- Source data
==========
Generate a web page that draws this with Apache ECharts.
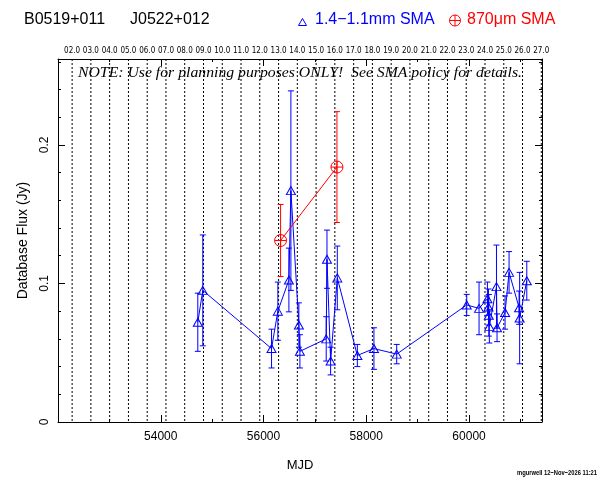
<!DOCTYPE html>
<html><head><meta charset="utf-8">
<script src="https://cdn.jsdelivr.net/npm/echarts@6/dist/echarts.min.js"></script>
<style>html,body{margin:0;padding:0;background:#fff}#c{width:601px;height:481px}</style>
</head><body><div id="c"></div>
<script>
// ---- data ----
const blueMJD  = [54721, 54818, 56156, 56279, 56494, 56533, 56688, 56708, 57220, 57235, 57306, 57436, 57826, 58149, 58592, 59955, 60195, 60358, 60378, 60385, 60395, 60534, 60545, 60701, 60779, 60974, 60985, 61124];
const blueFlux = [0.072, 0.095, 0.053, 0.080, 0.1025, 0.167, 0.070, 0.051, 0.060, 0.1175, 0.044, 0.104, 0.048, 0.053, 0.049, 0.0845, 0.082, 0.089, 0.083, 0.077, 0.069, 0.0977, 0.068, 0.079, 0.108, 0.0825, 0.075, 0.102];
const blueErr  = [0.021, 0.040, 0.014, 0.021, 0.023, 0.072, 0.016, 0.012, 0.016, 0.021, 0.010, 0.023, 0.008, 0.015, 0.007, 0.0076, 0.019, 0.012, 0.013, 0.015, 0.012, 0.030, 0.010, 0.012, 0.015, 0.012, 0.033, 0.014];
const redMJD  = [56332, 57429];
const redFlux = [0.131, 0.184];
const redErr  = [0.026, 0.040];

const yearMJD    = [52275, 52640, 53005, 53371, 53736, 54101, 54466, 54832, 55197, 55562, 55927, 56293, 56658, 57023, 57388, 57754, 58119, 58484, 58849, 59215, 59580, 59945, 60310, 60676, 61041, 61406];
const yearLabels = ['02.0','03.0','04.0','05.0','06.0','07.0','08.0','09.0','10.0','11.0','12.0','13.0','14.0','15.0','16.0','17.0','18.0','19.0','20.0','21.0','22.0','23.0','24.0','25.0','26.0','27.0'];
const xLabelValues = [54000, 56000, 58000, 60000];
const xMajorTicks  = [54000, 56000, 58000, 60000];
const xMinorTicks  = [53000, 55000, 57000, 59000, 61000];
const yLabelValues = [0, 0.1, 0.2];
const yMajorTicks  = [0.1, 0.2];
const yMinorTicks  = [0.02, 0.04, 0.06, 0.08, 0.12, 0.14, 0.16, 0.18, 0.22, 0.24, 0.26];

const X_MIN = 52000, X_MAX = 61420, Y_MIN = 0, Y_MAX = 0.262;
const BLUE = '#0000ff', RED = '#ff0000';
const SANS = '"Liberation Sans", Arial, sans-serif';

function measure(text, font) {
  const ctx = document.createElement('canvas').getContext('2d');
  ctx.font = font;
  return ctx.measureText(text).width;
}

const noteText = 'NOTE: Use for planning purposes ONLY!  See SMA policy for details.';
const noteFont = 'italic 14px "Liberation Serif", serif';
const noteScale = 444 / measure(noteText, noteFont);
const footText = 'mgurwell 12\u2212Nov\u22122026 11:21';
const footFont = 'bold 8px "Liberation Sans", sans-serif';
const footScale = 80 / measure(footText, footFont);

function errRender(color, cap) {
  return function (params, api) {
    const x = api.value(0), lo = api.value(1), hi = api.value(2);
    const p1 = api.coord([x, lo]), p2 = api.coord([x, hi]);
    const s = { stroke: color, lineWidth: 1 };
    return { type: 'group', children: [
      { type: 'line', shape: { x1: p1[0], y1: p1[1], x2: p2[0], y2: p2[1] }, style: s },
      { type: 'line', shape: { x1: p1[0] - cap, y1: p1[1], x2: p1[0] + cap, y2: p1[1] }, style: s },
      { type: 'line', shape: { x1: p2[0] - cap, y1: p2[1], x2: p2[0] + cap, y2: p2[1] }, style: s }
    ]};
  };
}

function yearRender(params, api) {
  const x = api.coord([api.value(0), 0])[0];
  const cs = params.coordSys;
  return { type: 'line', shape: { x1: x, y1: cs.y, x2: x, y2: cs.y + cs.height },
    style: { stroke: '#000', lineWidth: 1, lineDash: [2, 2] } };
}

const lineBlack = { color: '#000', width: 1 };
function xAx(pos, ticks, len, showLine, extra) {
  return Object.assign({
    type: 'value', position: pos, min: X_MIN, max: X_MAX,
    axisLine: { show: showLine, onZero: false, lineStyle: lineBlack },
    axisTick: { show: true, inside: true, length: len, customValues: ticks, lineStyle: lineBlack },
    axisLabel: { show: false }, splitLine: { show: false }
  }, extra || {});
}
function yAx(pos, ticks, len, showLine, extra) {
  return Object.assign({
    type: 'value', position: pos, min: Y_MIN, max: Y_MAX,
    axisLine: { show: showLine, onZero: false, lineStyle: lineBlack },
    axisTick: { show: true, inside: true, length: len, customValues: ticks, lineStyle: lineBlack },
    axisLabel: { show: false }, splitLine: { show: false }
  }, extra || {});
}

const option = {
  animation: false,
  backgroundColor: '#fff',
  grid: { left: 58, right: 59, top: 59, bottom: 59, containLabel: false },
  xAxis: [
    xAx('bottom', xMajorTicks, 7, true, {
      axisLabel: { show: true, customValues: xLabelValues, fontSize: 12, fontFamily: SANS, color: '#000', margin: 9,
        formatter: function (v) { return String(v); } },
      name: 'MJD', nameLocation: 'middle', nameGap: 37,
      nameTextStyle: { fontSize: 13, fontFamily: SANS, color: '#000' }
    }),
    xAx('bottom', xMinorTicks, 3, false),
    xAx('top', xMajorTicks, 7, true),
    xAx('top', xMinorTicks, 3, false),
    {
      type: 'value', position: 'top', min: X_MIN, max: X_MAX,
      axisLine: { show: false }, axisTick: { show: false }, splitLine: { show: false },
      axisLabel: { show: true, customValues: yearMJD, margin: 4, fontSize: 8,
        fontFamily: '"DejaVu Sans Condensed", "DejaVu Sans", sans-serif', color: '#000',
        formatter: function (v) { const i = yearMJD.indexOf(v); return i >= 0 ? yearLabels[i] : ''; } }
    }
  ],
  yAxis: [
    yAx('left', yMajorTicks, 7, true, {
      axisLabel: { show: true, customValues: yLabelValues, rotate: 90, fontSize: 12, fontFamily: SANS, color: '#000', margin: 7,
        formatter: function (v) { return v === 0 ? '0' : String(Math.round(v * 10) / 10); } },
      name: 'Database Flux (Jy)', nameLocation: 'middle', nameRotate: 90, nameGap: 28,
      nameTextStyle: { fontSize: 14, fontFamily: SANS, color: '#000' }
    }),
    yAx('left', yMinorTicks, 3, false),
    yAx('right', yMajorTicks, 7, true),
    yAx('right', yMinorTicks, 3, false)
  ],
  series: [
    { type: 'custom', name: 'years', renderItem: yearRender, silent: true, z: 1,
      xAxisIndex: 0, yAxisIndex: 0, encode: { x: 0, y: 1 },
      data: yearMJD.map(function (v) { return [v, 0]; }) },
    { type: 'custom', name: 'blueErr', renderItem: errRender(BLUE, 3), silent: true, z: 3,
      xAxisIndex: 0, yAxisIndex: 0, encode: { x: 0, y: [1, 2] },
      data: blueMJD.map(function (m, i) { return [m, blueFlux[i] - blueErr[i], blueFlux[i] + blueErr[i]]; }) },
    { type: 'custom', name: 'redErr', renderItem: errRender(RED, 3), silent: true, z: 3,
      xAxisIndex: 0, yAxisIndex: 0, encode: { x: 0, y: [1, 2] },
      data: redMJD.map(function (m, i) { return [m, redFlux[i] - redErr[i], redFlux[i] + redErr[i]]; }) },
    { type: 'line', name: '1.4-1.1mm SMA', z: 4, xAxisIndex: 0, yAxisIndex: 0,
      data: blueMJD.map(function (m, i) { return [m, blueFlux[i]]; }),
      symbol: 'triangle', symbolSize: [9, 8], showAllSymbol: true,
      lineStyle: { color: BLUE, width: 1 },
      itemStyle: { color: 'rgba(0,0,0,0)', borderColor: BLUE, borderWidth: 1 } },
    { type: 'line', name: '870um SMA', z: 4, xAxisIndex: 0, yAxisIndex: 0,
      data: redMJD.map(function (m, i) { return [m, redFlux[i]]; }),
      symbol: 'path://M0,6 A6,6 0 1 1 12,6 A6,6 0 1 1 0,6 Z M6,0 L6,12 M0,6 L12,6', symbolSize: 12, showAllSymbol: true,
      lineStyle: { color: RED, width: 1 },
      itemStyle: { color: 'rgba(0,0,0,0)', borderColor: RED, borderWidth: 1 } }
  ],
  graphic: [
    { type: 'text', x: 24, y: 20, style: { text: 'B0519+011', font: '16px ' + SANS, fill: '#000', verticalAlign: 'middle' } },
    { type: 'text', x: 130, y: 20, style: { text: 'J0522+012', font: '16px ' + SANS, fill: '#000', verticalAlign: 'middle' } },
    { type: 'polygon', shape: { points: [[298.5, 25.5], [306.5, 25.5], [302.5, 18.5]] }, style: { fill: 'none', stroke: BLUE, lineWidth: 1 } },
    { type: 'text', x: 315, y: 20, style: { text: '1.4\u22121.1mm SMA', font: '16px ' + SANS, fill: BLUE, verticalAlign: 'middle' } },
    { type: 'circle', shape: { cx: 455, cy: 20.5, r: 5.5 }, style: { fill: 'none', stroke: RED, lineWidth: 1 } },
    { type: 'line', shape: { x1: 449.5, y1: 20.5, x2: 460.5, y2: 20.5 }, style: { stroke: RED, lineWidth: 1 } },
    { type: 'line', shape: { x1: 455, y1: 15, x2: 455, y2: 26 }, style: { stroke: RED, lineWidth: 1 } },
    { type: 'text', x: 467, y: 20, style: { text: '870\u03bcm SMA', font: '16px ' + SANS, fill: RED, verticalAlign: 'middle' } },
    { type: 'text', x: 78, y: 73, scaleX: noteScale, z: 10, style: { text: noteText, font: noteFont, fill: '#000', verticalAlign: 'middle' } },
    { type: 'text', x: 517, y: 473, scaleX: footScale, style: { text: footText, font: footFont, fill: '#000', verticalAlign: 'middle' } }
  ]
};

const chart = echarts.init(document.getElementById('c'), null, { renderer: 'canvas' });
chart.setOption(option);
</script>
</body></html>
==========
- Aim
Write out exactly the opening lines of the data, stopping after the line that holds "0.22, 0.24, 0.26];". Exclude pictures.

- Output
Generate a web page that draws this with Apache ECharts.
<!DOCTYPE html>
<html><head><meta charset="utf-8">
<script src="https://cdn.jsdelivr.net/npm/echarts@6/dist/echarts.min.js"></script>
<style>html,body{margin:0;padding:0;background:#fff}#c{width:601px;height:481px}</style>
</head><body><div id="c"></div>
<script>
// ---- data ----
const blueMJD  = [54721, 54818, 56156, 56279, 56494, 56533, 56688, 56708, 57220, 57235, 57306, 57436, 57826, 58149, 58592, 59955, 60195, 60358, 60378, 60385, 60395, 60534, 60545, 60701, 60779, 60974, 60985, 61124];
const blueFlux = [0.072, 0.095, 0.053, 0.080, 0.1025, 0.167, 0.070, 0.051, 0.060, 0.1175, 0.044, 0.104, 0.048, 0.053, 0.049, 0.0845, 0.082, 0.089, 0.083, 0.077, 0.069, 0.0977, 0.068, 0.079, 0.108, 0.0825, 0.075, 0.102];
const blueErr  = [0.021, 0.040, 0.014, 0.021, 0.023, 0.072, 0.016, 0.012, 0.016, 0.021, 0.010, 0.023, 0.008, 0.015, 0.007, 0.0076, 0.019, 0.012, 0.013, 0.015, 0.012, 0.030, 0.010, 0.012, 0.015, 0.012, 0.033, 0.014];
const redMJD  = [56332, 57429];
const redFlux = [0.131, 0.184];
const redErr  = [0.026, 0.040];

const yearMJD    = [52275, 52640, 53005, 53371, 53736, 54101, 54466, 54832, 55197, 55562, 55927, 56293, 56658, 57023, 57388, 57754, 58119, 58484, 58849, 59215, 59580, 59945, 60310, 60676, 61041, 61406];
const yearLabels = ['02.0','03.0','04.0','05.0','06.0','07.0','08.0','09.0','10.0','11.0','12.0','13.0','14.0','15.0','16.0','17.0','18.0','19.0','20.0','21.0','22.0','23.0','24.0','25.0','26.0','27.0'];
const xLabelValues = [54000, 56000, 58000, 60000];
const xMajorTicks  = [54000, 56000, 58000, 60000];
const xMinorTicks  = [53000, 55000, 57000, 59000, 61000];
const yLabelValues = [0, 0.1, 0.2];
const yMajorTicks  = [0.1, 0.2];
const yMinorTicks  = [0.02, 0.04, 0.06, 0.08, 0.12, 0.14, 0.16, 0.18, 0.22, 0.24, 0.26];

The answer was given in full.